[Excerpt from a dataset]
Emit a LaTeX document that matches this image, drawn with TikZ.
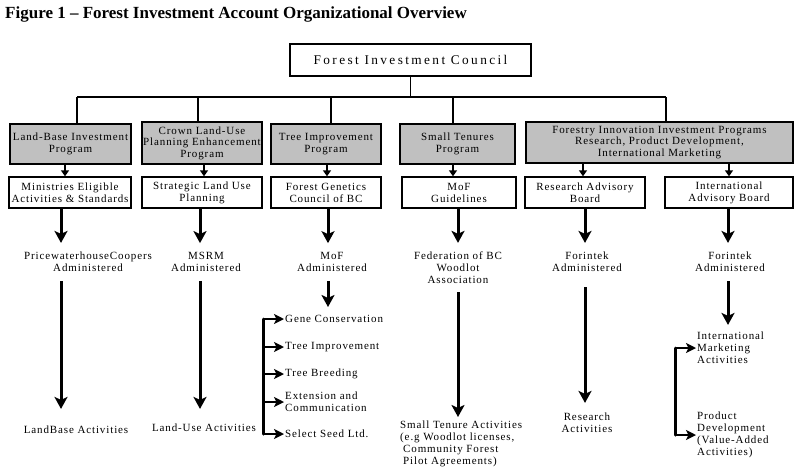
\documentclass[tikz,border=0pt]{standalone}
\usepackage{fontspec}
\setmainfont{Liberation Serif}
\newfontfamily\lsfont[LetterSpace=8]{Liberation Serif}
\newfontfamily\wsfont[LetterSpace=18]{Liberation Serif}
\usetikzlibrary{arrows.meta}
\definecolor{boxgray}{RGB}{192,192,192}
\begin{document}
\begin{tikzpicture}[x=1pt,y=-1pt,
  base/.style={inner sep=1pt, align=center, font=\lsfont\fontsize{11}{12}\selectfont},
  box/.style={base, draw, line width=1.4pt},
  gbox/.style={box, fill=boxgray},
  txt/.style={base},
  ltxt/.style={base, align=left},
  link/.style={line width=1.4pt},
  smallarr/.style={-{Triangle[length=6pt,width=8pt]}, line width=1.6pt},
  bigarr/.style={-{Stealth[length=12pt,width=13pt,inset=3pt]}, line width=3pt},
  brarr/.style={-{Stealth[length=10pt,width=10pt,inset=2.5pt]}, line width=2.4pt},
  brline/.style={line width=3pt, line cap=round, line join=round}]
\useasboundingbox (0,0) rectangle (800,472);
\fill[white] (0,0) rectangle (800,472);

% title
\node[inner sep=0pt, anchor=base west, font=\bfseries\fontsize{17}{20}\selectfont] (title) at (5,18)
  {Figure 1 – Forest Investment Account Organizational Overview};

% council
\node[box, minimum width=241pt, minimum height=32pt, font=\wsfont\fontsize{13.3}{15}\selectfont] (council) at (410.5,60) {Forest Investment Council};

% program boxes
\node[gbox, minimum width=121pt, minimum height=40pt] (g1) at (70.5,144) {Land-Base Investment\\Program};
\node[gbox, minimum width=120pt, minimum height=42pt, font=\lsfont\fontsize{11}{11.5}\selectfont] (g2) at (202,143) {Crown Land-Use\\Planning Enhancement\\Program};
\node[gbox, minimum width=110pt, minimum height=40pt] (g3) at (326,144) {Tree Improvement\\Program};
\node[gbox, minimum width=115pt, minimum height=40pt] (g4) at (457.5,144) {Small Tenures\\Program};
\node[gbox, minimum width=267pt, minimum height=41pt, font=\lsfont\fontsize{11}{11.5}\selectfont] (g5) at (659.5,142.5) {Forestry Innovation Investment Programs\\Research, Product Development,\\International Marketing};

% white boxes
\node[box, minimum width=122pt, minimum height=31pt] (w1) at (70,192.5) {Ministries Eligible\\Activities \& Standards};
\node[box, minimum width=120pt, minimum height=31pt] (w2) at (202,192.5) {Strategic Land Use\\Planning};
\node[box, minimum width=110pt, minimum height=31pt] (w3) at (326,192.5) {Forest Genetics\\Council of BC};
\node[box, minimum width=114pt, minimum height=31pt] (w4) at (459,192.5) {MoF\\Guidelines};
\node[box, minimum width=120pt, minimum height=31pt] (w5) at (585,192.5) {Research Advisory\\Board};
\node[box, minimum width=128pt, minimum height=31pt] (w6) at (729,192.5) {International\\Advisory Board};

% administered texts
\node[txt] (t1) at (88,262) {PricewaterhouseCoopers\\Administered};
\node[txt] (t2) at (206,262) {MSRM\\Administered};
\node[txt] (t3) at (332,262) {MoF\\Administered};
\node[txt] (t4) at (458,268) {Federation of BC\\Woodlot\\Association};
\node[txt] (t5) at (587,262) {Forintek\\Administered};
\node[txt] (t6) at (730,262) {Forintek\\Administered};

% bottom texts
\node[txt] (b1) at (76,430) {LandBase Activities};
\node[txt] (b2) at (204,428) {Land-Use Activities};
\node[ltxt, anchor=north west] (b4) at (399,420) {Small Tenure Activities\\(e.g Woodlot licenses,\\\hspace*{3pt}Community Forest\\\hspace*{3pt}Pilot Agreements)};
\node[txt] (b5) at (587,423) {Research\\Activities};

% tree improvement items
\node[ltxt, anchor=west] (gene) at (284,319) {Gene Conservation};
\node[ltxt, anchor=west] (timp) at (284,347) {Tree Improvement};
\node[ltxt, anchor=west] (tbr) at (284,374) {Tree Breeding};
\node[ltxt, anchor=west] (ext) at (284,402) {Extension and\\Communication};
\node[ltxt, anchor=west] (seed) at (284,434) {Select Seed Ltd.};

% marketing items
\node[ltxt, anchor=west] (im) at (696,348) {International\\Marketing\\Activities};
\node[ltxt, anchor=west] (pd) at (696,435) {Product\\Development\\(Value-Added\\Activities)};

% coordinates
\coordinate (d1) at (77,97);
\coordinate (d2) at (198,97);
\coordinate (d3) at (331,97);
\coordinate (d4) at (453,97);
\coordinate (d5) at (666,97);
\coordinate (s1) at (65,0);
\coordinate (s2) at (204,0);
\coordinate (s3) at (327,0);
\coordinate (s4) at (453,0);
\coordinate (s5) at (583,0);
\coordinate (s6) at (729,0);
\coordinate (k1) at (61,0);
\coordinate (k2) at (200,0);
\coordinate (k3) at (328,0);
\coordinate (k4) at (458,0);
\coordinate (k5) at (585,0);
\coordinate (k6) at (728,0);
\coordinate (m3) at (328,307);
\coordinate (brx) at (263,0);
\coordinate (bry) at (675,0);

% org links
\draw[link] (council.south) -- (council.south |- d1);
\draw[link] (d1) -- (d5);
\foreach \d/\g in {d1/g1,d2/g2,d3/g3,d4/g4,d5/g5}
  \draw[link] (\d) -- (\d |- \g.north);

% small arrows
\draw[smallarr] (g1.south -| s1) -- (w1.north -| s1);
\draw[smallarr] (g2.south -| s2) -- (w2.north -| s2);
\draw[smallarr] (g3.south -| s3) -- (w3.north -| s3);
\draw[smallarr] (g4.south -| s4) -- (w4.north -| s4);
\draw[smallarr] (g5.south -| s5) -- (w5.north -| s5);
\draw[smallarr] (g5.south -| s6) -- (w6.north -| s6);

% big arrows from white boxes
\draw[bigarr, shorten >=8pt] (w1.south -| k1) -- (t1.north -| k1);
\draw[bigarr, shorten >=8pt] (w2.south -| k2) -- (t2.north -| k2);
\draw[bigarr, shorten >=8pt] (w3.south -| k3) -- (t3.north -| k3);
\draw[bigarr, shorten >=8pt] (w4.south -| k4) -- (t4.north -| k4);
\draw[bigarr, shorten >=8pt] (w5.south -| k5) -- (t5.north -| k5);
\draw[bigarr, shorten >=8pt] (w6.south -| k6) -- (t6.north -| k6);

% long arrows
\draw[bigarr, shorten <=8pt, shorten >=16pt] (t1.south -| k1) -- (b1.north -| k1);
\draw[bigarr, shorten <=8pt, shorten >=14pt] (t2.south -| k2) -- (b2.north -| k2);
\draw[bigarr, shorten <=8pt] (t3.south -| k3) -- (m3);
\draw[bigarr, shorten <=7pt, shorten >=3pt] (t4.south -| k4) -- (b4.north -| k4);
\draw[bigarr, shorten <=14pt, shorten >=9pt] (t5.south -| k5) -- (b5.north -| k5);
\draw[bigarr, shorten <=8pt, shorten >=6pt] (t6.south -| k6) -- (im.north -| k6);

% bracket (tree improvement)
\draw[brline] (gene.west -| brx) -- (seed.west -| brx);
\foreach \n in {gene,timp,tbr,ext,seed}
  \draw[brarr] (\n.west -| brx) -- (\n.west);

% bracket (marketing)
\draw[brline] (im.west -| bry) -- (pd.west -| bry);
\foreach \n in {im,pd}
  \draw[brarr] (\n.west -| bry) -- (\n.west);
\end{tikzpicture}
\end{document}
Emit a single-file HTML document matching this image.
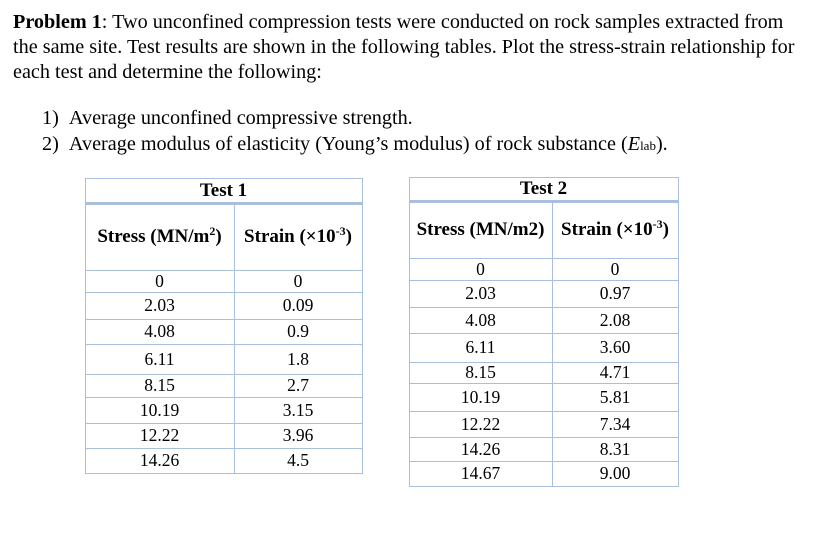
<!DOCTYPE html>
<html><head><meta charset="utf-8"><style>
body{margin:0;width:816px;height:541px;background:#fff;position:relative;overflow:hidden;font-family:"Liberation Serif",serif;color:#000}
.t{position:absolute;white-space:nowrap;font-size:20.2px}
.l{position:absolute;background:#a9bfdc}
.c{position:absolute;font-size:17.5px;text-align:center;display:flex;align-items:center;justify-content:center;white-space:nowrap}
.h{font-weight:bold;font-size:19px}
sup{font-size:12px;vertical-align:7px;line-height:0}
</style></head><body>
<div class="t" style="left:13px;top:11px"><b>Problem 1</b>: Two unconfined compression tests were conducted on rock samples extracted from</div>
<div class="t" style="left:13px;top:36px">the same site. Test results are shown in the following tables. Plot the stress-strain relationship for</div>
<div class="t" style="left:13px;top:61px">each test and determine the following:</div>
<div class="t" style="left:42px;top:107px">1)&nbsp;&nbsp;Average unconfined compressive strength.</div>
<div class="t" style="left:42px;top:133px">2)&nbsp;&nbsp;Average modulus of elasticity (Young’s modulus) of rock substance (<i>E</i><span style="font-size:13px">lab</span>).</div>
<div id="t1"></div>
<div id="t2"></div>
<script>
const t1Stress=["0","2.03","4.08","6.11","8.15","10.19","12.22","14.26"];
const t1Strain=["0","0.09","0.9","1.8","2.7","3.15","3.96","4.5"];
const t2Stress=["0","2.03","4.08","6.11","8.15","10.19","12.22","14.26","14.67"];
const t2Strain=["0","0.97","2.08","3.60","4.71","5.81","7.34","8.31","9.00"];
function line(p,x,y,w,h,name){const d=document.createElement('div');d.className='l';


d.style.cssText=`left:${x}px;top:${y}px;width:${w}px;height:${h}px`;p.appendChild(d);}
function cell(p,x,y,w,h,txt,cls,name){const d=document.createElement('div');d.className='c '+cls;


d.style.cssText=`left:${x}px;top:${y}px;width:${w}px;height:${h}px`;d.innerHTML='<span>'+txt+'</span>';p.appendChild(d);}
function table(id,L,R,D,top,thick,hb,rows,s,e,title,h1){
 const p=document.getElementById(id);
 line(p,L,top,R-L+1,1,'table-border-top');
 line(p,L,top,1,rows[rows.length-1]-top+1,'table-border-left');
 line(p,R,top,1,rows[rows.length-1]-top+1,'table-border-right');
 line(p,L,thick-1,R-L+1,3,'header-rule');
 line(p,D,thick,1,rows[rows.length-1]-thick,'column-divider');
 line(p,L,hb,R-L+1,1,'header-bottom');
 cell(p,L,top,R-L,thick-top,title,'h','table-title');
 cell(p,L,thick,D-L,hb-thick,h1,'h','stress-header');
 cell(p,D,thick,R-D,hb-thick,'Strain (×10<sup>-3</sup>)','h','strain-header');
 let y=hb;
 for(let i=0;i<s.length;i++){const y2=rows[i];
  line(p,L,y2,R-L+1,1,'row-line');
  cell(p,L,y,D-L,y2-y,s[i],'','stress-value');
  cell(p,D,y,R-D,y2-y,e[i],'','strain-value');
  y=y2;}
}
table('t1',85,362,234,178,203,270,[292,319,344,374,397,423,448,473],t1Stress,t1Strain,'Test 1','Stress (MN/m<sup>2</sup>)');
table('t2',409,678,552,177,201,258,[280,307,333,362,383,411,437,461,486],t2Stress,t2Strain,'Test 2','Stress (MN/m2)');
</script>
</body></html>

## DIRECTIVE
In the records above, find the lines containing "Emit" and copy them.

## THE OUTPUT
Emit a LaTeX document that matches this image, drawn with TikZ.
Emit a single-file HTML document matching this image.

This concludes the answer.